Jansen had given up homers in back-to-back games only once in his career, to Brett Lawrie and Mike Trout in late July, 2015. Jansen has given up five, four, six, five, six, six, three and zero homers in his previous eight seasons.

No one has hit a grand slam off Jansen, and Owings became the fourth to hit a three-run homer. Arizona's Daniel Descalso hit a three-run homer off Jansen with two outs in the ninth inning of a 4-3 loss in Dodger Stadium last July 4.

Kershaw lost his first start of this season, 1-0, when Panik homered off him in the fifth inning of the season opener in Dodger Stadium last Thursday. Kershaw gave up eight hits and two walks and struck out seven in six innings.

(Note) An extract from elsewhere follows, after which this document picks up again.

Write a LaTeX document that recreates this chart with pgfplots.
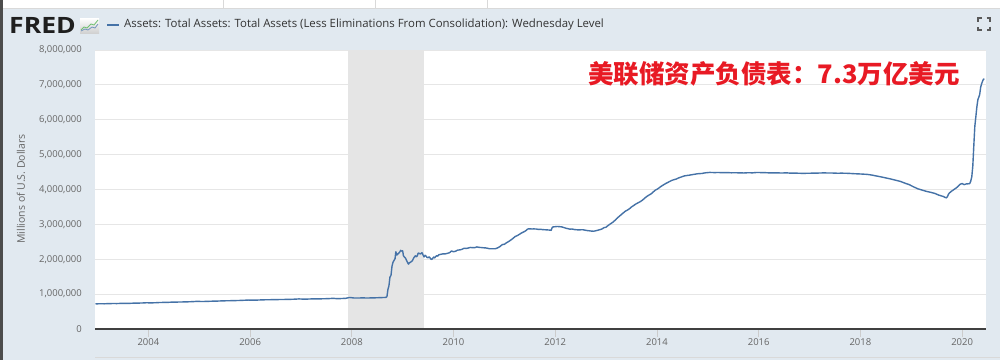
\documentclass[border=0pt]{standalone}
\usepackage{fontspec}
\setmainfont{Open Sans}
\newfontfamily\cjk{Noto Sans CJK SC}
\usepackage{graphicx}
\usepackage{pgfplots}
\pgfplotsset{compat=1.18}
\usepackage{pgfplotstable}
\definecolor{bgcol}{RGB}{225,233,240}
\definecolor{fredblue}{RGB}{69,114,167}
\definecolor{labgray}{RGB}{102,102,102}
\definecolor{gridgray}{RGB}{230,230,230}
\definecolor{recess}{RGB}{229,229,229}
\definecolor{redtxt}{RGB}{232,26,36}
\definecolor{axisdark}{RGB}{64,64,64}

\pgfplotstableread{
t v
2002.96 719500
2003.04 724800
2003.13 722600
2003.21 727900
2003.29 730400
2003.38 729800
2003.46 734700
2003.54 736900
2003.63 735800
2003.71 741200
2003.79 742500
2003.88 746300
2003.96 752600
2004.04 749800
2004.13 752400
2004.21 758900
2004.29 762300
2004.38 764100
2004.46 770400
2004.54 771800
2004.63 774600
2004.71 776900
2004.79 780200
2004.88 785700
2004.96 793400
2005.04 788900
2005.13 790600
2005.21 795200
2005.29 799800
2005.38 801900
2005.46 807600
2005.54 809400
2005.63 812300
2005.71 815100
2005.79 818600
2005.88 823800
2005.96 830500
2006.04 826200
2006.13 828900
2006.21 834100
2006.29 837800
2006.38 839200
2006.46 843300
2006.54 844100
2006.63 846400
2006.71 848300
2006.79 850600
2006.88 855800
2006.96 862700
2007.04 857300
2007.13 858400
2007.21 862900
2007.29 865600
2007.38 864800
2007.46 868100
2007.54 871300
2007.63 879800
2007.71 870200
2007.79 873500
2007.88 880100
2007.96 904600
2008.04 889700
2008.13 887900
2008.21 893200
2008.29 888600
2008.38 891400
2008.46 894300
2008.54 898700
2008.63 903800
2008.67 905700
2008.69 926500
2008.71 1134000
2008.73 1243000
2008.75 1493000
2008.77 1535000
2008.79 1800000
2008.81 1915000
2008.83 1967000
2008.85 2017000
2008.865 2215000
2008.885 2123000
2008.905 2147000
2008.925 2178000
2008.945 2213000
2008.96 2256000
2008.98 2234000
2009.00 2241000
2009.015 2097000
2009.035 2064000
2009.055 2036000
2009.075 1970000
2009.095 1910000
2009.115 1860000
2009.13 1897000
2009.15 1910000
2009.17 1935000
2009.19 1956000
2009.21 2019000
2009.23 2068000
2009.25 2099000
2009.265 2071000
2009.285 2093000
2009.305 2176000
2009.325 2170000
2009.345 2154000
2009.365 2166000
2009.38 2189000
2009.40 2124000
2009.42 2066000
2009.44 2114000
2009.46 2087000
2009.48 2051000
2009.50 2046000
2009.52 2070000
2009.535 2045000
2009.555 2003000
2009.575 1998000
2009.59 2025000
2009.61 2065000
2009.63 2040000
2009.65 2080000
2009.67 2101000
2009.69 2090000
2009.71 2130000
2009.75 2141000
2009.79 2156000
2009.83 2152000
2009.88 2170000
2009.92 2187000
2009.96 2237000
2010.00 2215000
2010.04 2231000
2010.08 2262000
2010.13 2270000
2010.17 2288000
2010.21 2316000
2010.25 2310000
2010.29 2322000
2010.33 2339000
2010.38 2331000
2010.42 2334000
2010.46 2354000
2010.50 2341000
2010.54 2337000
2010.58 2330000
2010.63 2326000
2010.67 2315000
2010.71 2301000
2010.75 2302000
2010.79 2300000
2010.83 2304000
2010.88 2336000
2010.92 2372000
2010.96 2423000
2011.00 2429000
2011.04 2473000
2011.08 2505000
2011.13 2555000
2011.17 2600000
2011.21 2650000
2011.25 2676000
2011.29 2710000
2011.33 2748000
2011.38 2784000
2011.42 2818000
2011.46 2868000
2011.50 2873000
2011.54 2868000
2011.58 2870000
2011.63 2866000
2011.67 2855000
2011.71 2860000
2011.75 2850000
2011.79 2847000
2011.83 2843000
2011.88 2838000
2011.92 2829000
2011.94 2912000
2011.96 2928000
2012.00 2934000
2012.04 2940000
2012.08 2935000
2012.13 2928000
2012.17 2909000
2012.21 2890000
2012.25 2877000
2012.29 2862000
2012.33 2868000
2012.38 2851000
2012.42 2846000
2012.46 2840000
2012.50 2845000
2012.54 2847000
2012.58 2836000
2012.63 2822000
2012.67 2816000
2012.71 2808000
2012.75 2803000
2012.79 2815000
2012.83 2830000
2012.88 2850000
2012.92 2869000
2012.96 2907000
2013.00 2920000
2013.04 2970000
2013.08 3010000
2013.13 3060000
2013.17 3110000
2013.21 3170000
2013.25 3220000
2013.29 3270000
2013.33 3320000
2013.38 3380000
2013.42 3410000
2013.46 3450000
2013.50 3500000
2013.54 3540000
2013.58 3580000
2013.63 3620000
2013.67 3650000
2013.71 3690000
2013.75 3740000
2013.79 3790000
2013.83 3830000
2013.88 3870000
2013.92 3920000
2013.96 3975000
2014.00 4005000
2014.04 4045000
2014.08 4090000
2014.13 4135000
2014.17 4170000
2014.21 4200000
2014.25 4230000
2014.29 4260000
2014.33 4280000
2014.38 4300000
2014.42 4330000
2014.46 4350000
2014.50 4370000
2014.54 4390000
2014.58 4400000
2014.63 4410000
2014.67 4420000
2014.71 4430000
2014.75 4440000
2014.79 4450000
2014.83 4455000
2014.88 4460000
2014.92 4470000
2014.96 4480000
2015.04 4490000
2015.13 4485000
2015.21 4488000
2015.29 4482000
2015.38 4486000
2015.46 4479000
2015.54 4480000
2015.63 4478000
2015.71 4474000
2015.79 4481000
2015.88 4478000
2015.96 4488000
2016.04 4486000
2016.13 4483000
2016.21 4477000
2016.29 4479000
2016.38 4476000
2016.46 4473000
2016.54 4478000
2016.63 4469000
2016.71 4471000
2016.79 4466000
2016.88 4463000
2016.96 4466000
2017.04 4468000
2017.13 4469000
2017.21 4474000
2017.29 4476000
2017.38 4473000
2017.46 4472000
2017.54 4467000
2017.63 4468000
2017.71 4467000
2017.79 4461000
2017.88 4453000
2017.96 4448000
2018.04 4442000
2018.13 4434000
2018.21 4418000
2018.29 4395000
2018.38 4370000
2018.46 4345000
2018.54 4320000
2018.63 4290000
2018.71 4260000
2018.79 4230000
2018.88 4180000
2018.96 4140000
2019.04 4080000
2019.13 4020000
2019.21 3985000
2019.29 3950000
2019.38 3920000
2019.46 3890000
2019.54 3840000
2019.63 3800000
2019.67 3770000
2019.69 3760000
2019.71 3790000
2019.73 3860000
2019.75 3900000
2019.79 3950000
2019.83 3990000
2019.88 4040000
2019.92 4090000
2019.96 4150000
2020.00 4170000
2020.04 4140000
2020.08 4160000
2020.13 4165000
2020.15 4170000
2020.17 4241000
2020.19 4363000
2020.21 4668000
2020.23 5254000
2020.25 5811000
2020.27 6084000
2020.29 6368000
2020.31 6574000
2020.33 6656000
2020.345 6719000
2020.365 6934000
2020.385 7037000
2020.40 7097000
2020.42 7166000
2020.44 7169000
}\fedtable

\begin{document}
\begin{tikzpicture}
\useasboundingbox (0pt,0pt) rectangle (1000pt,360pt);
\begin{scope}[x=1pt,y=1pt]
\fill[bgcol] (0,0) rectangle (1000,360);
\fill[white] (0,351) rectangle (1000,360);
\draw[line width=0.8pt, black!15] (0,351.5) -- (1000,351.5);
\foreach \xx in {223,375,487} \draw[black!15] (\xx,351.5)--(\xx,360);
\fill[black!70] (0,0) rectangle (2.7,360);
\draw[black!15, line width=1pt] (95,2.5) -- (1000,2.5);
% logo
\node[anchor=west, inner sep=0pt, text=black!88] at (9,335) {\scalebox{1.18}[1]{\fontsize{22.5}{22.5}\selectfont\bfseries FRED}};
\shade[top color=white, bottom color=black!18] (80,327) rectangle (99,342);
\draw[green!55!black!55, line width=0.8pt] (81,330) -- (84,333) -- (87,332) -- (91,336) -- (94,335) -- (98,340);
\draw[fredblue!75, line width=0.8pt] (81,329) -- (85,331) -- (88,330) -- (92,333) -- (95,332) -- (98,336);
% legend
\draw[fredblue, line width=2pt] (107,335) -- (119,335);
\node[anchor=west, inner sep=0pt, text=black!80] at (124,335) {\fontsize{11.4}{13}\selectfont Assets: Total Assets: Total Assets (Less Eliminations From Consolidation): Wednesday Level};
% expand icon
\begin{scope}[black!65, line width=1.3pt]
\draw (978,338.5)--(978,342)--(981.5,342);
\draw (986.5,342)--(990,342)--(990,338.5);
\draw (990,333.5)--(990,330)--(986.5,330);
\draw (981.5,330)--(978,330)--(978,333.5);
\end{scope}
% y label
\node[rotate=90, text=labgray] at (21,171) {\fontsize{10.5}{12}\selectfont Millions of U.S. Dollars};
\end{scope}

\begin{axis}[
  at={(95pt,31pt)}, anchor=south west,
  width=891pt, height=279pt, scale only axis,
  xmin=2002.95, xmax=2020.47,
  ymin=0, ymax=8000000,
  axis background/.style={fill=white},
  axis line style={draw=none},
  ytick={0,1000000,2000000,3000000,4000000,5000000,6000000,7000000,8000000},
  scaled y ticks=false,
  yticklabel={\pgfmathprintnumber[fixed,1000 sep={,},assume math mode=true]{\tick}},
  ymajorgrids,
  grid style={gridgray, line width=1pt},
  ytick style={draw=none},
  xtick={2004,2006,2008,2010,2012,2014,2016,2018,2020},
  xticklabels={2004,2006,2008,2010,2012,2014,2016,2018,2020},
  xtick pos=left,
  xtick style={draw=black!20, line width=0.8pt},
  major tick length=8pt,
  tick align=outside,
  ticklabel style={font=\fontsize{9.5}{11}\selectfont, text=labgray},
  yticklabel style={anchor=east, inner sep=0pt, xshift=-5pt},
  xticklabel style={anchor=center, inner sep=0pt, yshift=-5pt},
]
\addplot[draw=none, fill=recess] coordinates {(2007.917,8000000) (2009.417,8000000)} \closedcycle;
\addplot[fredblue, line width=1.4pt, line join=round] table[x=t,y=v]{\fedtable};
\draw[axisdark, line width=2pt] (rel axis cs:0,0) -- (rel axis cs:1,0);
\end{axis}

\node[text=redtxt] at (774pt,286.5pt) {\cjk\bfseries\fontsize{25.5}{25.5}\selectfont 美联储资产负债表：7.3万亿美元};
\end{tikzpicture}
\end{document}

Kershaw has a long history against Arizona, most of it good. He is 14-8 with a 2.55 ERA against them in 26 starts while averaging 10.3 strikeouts per nine innings. He has been less effective at Chase Field, however, going 5-7 with a 3.75 ERA in 12 starts, the most losses in any visiting park. Kershaw has lost as many as four games in only two other venues, AT&T Park (12-4) and Coors Field (9-4).

He was 2-0 in two starts against the Diamondbacks in the 2017 regular season, giving up one run and six hits in 15 1/3 innings. Both games were at Dodger Stadium, where he also beat the Diamondbacks in Game 1 of the NLCS.

Godley, who stepped into a starting role when Shelby Miller went down early with an elbow injury last season, was 8-9 with a 3.37 ERA in 26 appearances, 25 stats. He struck out 165 batters in 155 innings by using a four-pitch mix that included a curve ball that he can get into the high-80 mph range.

Godley was 1-1 with a 3.93 ERA in three starts against the Dodgers last season after pitching primarily in relief against them in parts of the previous two seasons.